Everytime he thinks about the state of the school, one question always pops into his head. How did the school get to this devastating state? He may not have the answer, but Mr. Mathew Oyekale, the chairman of the school’s Parent-Teacher Association, or PTA, does. 

Mr. Oyekale said things started falling apart when the two personnel—a headmaster and a teacher— the governemnt sent to the school stopped showing up. So when students played throughout the learning period because there was no teacher, they finally dropped out of school.

Oyekale said the community wrote several letters to the state government, voicing their concerns, and the only response they got was a group of personnel who visited the school in September 2022 to take pictures of the buildings. But nothing was done.

The school was about plugging into oblivion when the parent-teacher association of the school called for a meeting in 2020 and agreed to employ a teacher at the group’s expense.

When the new teacher came to the school, one of the challenges was that most of the pupils have already stopped going to school.
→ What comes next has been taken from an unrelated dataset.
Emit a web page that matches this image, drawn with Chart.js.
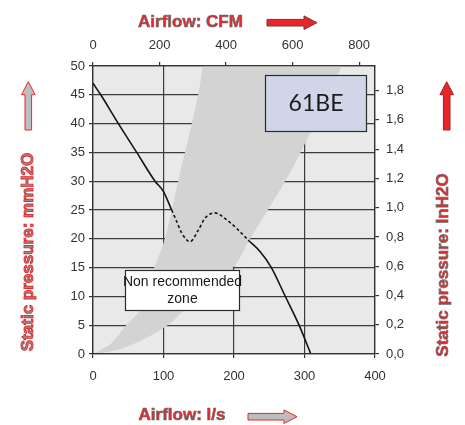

So, the first task for Mrs Olawuyi, the new teacher, was to devise tactics to bring back the students to class. 

“I started going house-to-house to call them back to school,” narrated Mrs Olawuyi. “I met only 15 students in the school, at present there are more than 80. 

“The problem facing the school is not only the collapsed building but also the lack of teachers.”

Though members of the Tewure-Iju community primary school’s PTA are mid-and-low income earners, mostly local farmers, Mr. Oyekale said their passion for education is unmatched. And that was the reason they are committed to keeping the school alive at all cost.

However, the parents admitted that employing a teacher is not enough to restore the old glory of the school. “We really need active teachers and new buildings to make the education system upright,” he said.

Oyo Government’s Report Contradicts Reality

Statements within the Oyo state government have painted a promising picture of the education sector, a stark contrast to the ground realities observed in some rural communities like Tewure-Iju. According to a report, the commissioner for education asserted the significant strides the administration of Oyo state governor ‘Seyi Makinde has made in revamping the education sector over a span of three years. Obviously, this development did not make it to Tewure-Iju.

We tendered our findings to the Oyo State Government Feedback (OYSGfeedback) team, and they assured that the report would be escalated to the relevant authorities, with plans in the pipeline to rehabilitate and construct more schools in the governor’s second tenure.